▶ **REQUIRED WORK**: Output the entries word for word. Omit images.

▶ **PROVIDED INFORMATION**:

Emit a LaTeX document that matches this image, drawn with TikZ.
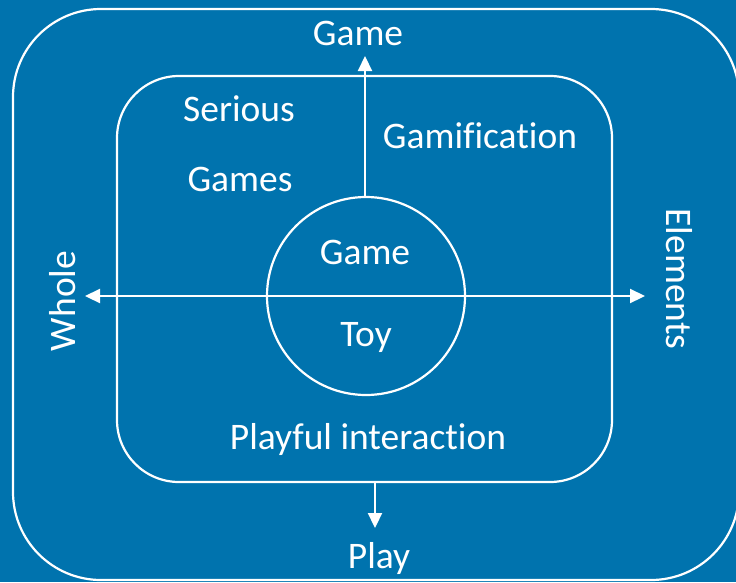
\documentclass[tikz,border=0pt]{standalone}
\usepackage{fontspec}
\setmainfont{Carlito}[Ligatures=NoCommon]
\usetikzlibrary{arrows.meta}
\definecolor{bgblue}{RGB}{0,115,174}
\begin{document}
\begin{tikzpicture}[x=1pt,y=-1pt,
  line/.style={draw=white, line width=2.2pt},
  arr/.style={line, -{Triangle[length=15pt,width=14pt]}},
  lbl/.style={text=white, font=\fontsize{37.5}{44}\selectfont, anchor=base, inner sep=0pt}]
\fill[bgblue] (0,0) rectangle (736,582);
\useasboundingbox (0,0) rectangle (736,582);
% outer and inner rounded frames
\draw[line, rounded corners=88pt] (13,9) rectangle (739,580);
\draw[line, rounded corners=62pt] (117,76) rectangle (612,482);
\node[line, circle, minimum size=198pt, inner sep=0pt] (c) at (366,296) {};
% axis ends
\coordinate (left) at (85,296);
\coordinate (right) at (645,296);
\coordinate (top) at (365,56);
\coordinate (ibot) at (375,482);
\coordinate (bot) at (375,528);
\draw[arr] (c.center) -- (left);
\draw[arr] (c.center) -- (right);
\draw[arr] (c.north -| top) -- (top);
\draw[arr] (ibot) -- (bot);
% labels
\node[lbl] (tgame) at (358,45) {Game};
\node[lbl] (ser) at (239,121) {Serious};
\node[lbl] (gms) at (240,191) {Games};
\node[lbl] (gam) at (480,148) {Gamification};
\node[lbl] (cgame) at (365,264) {Game};
\node[lbl] (toy) at (366,346) {Toy};
\node[lbl] (play) at (368,449) {Playful interaction};
\node[lbl] (pl) at (379,568) {Play};
\node[lbl, rotate=90] (whole) at (75,301) {Whole};
\node[lbl, rotate=-90] (elem) at (666,279) {Elements};
\end{tikzpicture}
\end{document}
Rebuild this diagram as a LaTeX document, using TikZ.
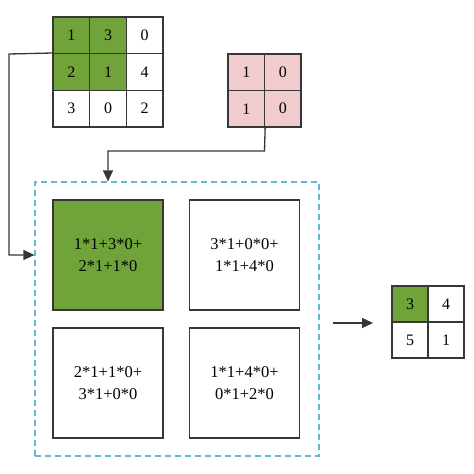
\documentclass[tikz,border=0pt]{standalone}
\usepackage{fontspec}
\setmainfont{Liberation Serif}
\usetikzlibrary{arrows.meta}
\definecolor{cgreen}{RGB}{112,163,58}
\definecolor{cpink}{RGB}{241,203,205}
\definecolor{cblue}{RGB}{95,185,215}
\definecolor{cline}{RGB}{55,55,55}
\tikzset{
  cellA/.style={draw=cline, line width=1.3pt, minimum size=36.67pt, inner sep=0pt, font=\fontsize{16}{18}\selectfont},
  cellB/.style={draw=cline, line width=1.3pt, minimum size=36.5pt, inner sep=0pt, font=\fontsize{16}{18}\selectfont},
  cellC/.style={draw=cline, line width=1.3pt, minimum size=36pt, inner sep=0pt, font=\fontsize{16}{18}\selectfont},
  bigbox/.style={draw=cline, line width=1.3pt, minimum size=110pt, inner sep=0pt, align=center, font=\fontsize{16.5}{22}\selectfont},
  conn/.style={draw=cline, line width=1.3pt},
  tip/.style={-{Triangle[length=11pt,width=10pt]}}
}
\begin{document}
\begin{tikzpicture}[x=1pt,y=1pt]
\useasboundingbox (0,0) rectangle (474,474);
% input 3x3
\node[cellA, fill=cgreen] (a11) at (71.33,438.67) {1};
\node[cellA, fill=cgreen] (a12) at (108,438.67) {3};
\node[cellA] (a13) at (144.67,438.67) {0};
\node[cellA, fill=cgreen] (a21) at (71.33,402) {2};
\node[cellA, fill=cgreen] (a22) at (108,402) {1};
\node[cellA] (a23) at (144.67,402) {4};
\node[cellA] (a31) at (71.33,365.33) {3};
\node[cellA] (a32) at (108,365.33) {0};
\node[cellA] (a33) at (144.67,365.33) {2};
% kernel
\node[cellB, fill=cpink] (k11) at (246.25,401.75) {1};
\node[cellB, fill=cpink] (k12) at (282.75,401.75) {0};
\node[cellB, fill=cpink] (k21) at (246.25,365.25) {1};
\node[cellB, fill=cpink] (k22) at (282.75,365.25) {0};
% dashed box
\node[draw=cblue, dash pattern=on 6pt off 4pt, line width=1.2pt, minimum width=284pt, minimum height=274pt, inner sep=0pt] (dash) at (177,155) {};
\node[bigbox, fill=cgreen] (b1) at (108,219) {1*1+3*0+\\2*1+1*0};
\node[bigbox] (b2) at (244.5,219) {3*1+0*0+\\1*1+4*0};
\node[bigbox] (b3) at (108,91) {2*1+1*0+\\3*1+0*0};
\node[bigbox] (b4) at (244.5,91) {1*1+4*0+\\0*1+2*0};
% output
\node[cellC, fill=cgreen] (o11) at (410,170) {3};
\node[cellC] (o12) at (446,170) {4};
\node[cellC] (o21) at (410,134) {5};
\node[cellC] (o22) at (446,134) {1};
% connectors
\coordinate (lt) at (9,420);
\coordinate (kd) at (264.5,323);
\draw[conn, tip] (a21.north west) -- (lt) |- (b1.west -| dash.west);
\draw[conn, tip] (k21.south east) -- (kd) -| (b1.north |- dash.north);
\coordinate (as) at (333,151);
\coordinate (ae) at (373,151);
\draw[conn, tip] (as) -- (ae);
\end{tikzpicture}
\end{document}
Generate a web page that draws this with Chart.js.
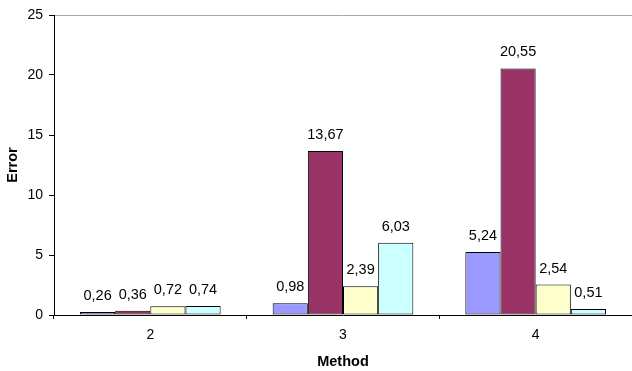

▶ **TASK SOLUTION**:
Emit a LaTeX document that matches this image, drawn with TikZ.
\documentclass[tikz,border=0pt]{standalone}
\usepackage{fontspec}
\setmainfont{Carlito}[Ligatures=NoCommon]
\usetikzlibrary{arrows.meta}
\definecolor{bgblue}{RGB}{0,115,174}
\begin{document}
\begin{tikzpicture}[x=1pt,y=-1pt,
  line/.style={draw=white, line width=2.2pt},
  arr/.style={line, -{Triangle[length=15pt,width=14pt]}},
  lbl/.style={text=white, font=\fontsize{37.5}{44}\selectfont, anchor=base, inner sep=0pt}]
\fill[bgblue] (0,0) rectangle (736,582);
\useasboundingbox (0,0) rectangle (736,582);
% outer and inner rounded frames
\draw[line, rounded corners=88pt] (13,9) rectangle (739,580);
\draw[line, rounded corners=62pt] (117,76) rectangle (612,482);
\node[line, circle, minimum size=198pt, inner sep=0pt] (c) at (366,296) {};
% axis ends
\coordinate (left) at (85,296);
\coordinate (right) at (645,296);
\coordinate (top) at (365,56);
\coordinate (ibot) at (375,482);
\coordinate (bot) at (375,528);
\draw[arr] (c.center) -- (left);
\draw[arr] (c.center) -- (right);
\draw[arr] (c.north -| top) -- (top);
\draw[arr] (ibot) -- (bot);
% labels
\node[lbl] (tgame) at (358,45) {Game};
\node[lbl] (ser) at (239,121) {Serious};
\node[lbl] (gms) at (240,191) {Games};
\node[lbl] (gam) at (480,148) {Gamification};
\node[lbl] (cgame) at (365,264) {Game};
\node[lbl] (toy) at (366,346) {Toy};
\node[lbl] (play) at (368,449) {Playful interaction};
\node[lbl] (pl) at (379,568) {Play};
\node[lbl, rotate=90] (whole) at (75,301) {Whole};
\node[lbl, rotate=-90] (elem) at (666,279) {Elements};
\end{tikzpicture}
\end{document}
Rebuild this diagram as a LaTeX document, using TikZ.
\documentclass[tikz,border=0pt]{standalone}
\usepackage{fontspec}
\setmainfont{Liberation Serif}
\usetikzlibrary{arrows.meta}
\definecolor{cgreen}{RGB}{112,163,58}
\definecolor{cpink}{RGB}{241,203,205}
\definecolor{cblue}{RGB}{95,185,215}
\definecolor{cline}{RGB}{55,55,55}
\tikzset{
  cellA/.style={draw=cline, line width=1.3pt, minimum size=36.67pt, inner sep=0pt, font=\fontsize{16}{18}\selectfont},
  cellB/.style={draw=cline, line width=1.3pt, minimum size=36.5pt, inner sep=0pt, font=\fontsize{16}{18}\selectfont},
  cellC/.style={draw=cline, line width=1.3pt, minimum size=36pt, inner sep=0pt, font=\fontsize{16}{18}\selectfont},
  bigbox/.style={draw=cline, line width=1.3pt, minimum size=110pt, inner sep=0pt, align=center, font=\fontsize{16.5}{22}\selectfont},
  conn/.style={draw=cline, line width=1.3pt},
  tip/.style={-{Triangle[length=11pt,width=10pt]}}
}
\begin{document}
\begin{tikzpicture}[x=1pt,y=1pt]
\useasboundingbox (0,0) rectangle (474,474);
% input 3x3
\node[cellA, fill=cgreen] (a11) at (71.33,438.67) {1};
\node[cellA, fill=cgreen] (a12) at (108,438.67) {3};
\node[cellA] (a13) at (144.67,438.67) {0};
\node[cellA, fill=cgreen] (a21) at (71.33,402) {2};
\node[cellA, fill=cgreen] (a22) at (108,402) {1};
\node[cellA] (a23) at (144.67,402) {4};
\node[cellA] (a31) at (71.33,365.33) {3};
\node[cellA] (a32) at (108,365.33) {0};
\node[cellA] (a33) at (144.67,365.33) {2};
% kernel
\node[cellB, fill=cpink] (k11) at (246.25,401.75) {1};
\node[cellB, fill=cpink] (k12) at (282.75,401.75) {0};
\node[cellB, fill=cpink] (k21) at (246.25,365.25) {1};
\node[cellB, fill=cpink] (k22) at (282.75,365.25) {0};
% dashed box
\node[draw=cblue, dash pattern=on 6pt off 4pt, line width=1.2pt, minimum width=284pt, minimum height=274pt, inner sep=0pt] (dash) at (177,155) {};
\node[bigbox, fill=cgreen] (b1) at (108,219) {1*1+3*0+\\2*1+1*0};
\node[bigbox] (b2) at (244.5,219) {3*1+0*0+\\1*1+4*0};
\node[bigbox] (b3) at (108,91) {2*1+1*0+\\3*1+0*0};
\node[bigbox] (b4) at (244.5,91) {1*1+4*0+\\0*1+2*0};
% output
\node[cellC, fill=cgreen] (o11) at (410,170) {3};
\node[cellC] (o12) at (446,170) {4};
\node[cellC] (o21) at (410,134) {5};
\node[cellC] (o22) at (446,134) {1};
% connectors
\coordinate (lt) at (9,420);
\coordinate (kd) at (264.5,323);
\draw[conn, tip] (a21.north west) -- (lt) |- (b1.west -| dash.west);
\draw[conn, tip] (k21.south east) -- (kd) -| (b1.north |- dash.north);
\coordinate (as) at (333,151);
\coordinate (ae) at (373,151);
\draw[conn, tip] (as) -- (ae);
\end{tikzpicture}
\end{document}
Generate a web page that draws this with Chart.js.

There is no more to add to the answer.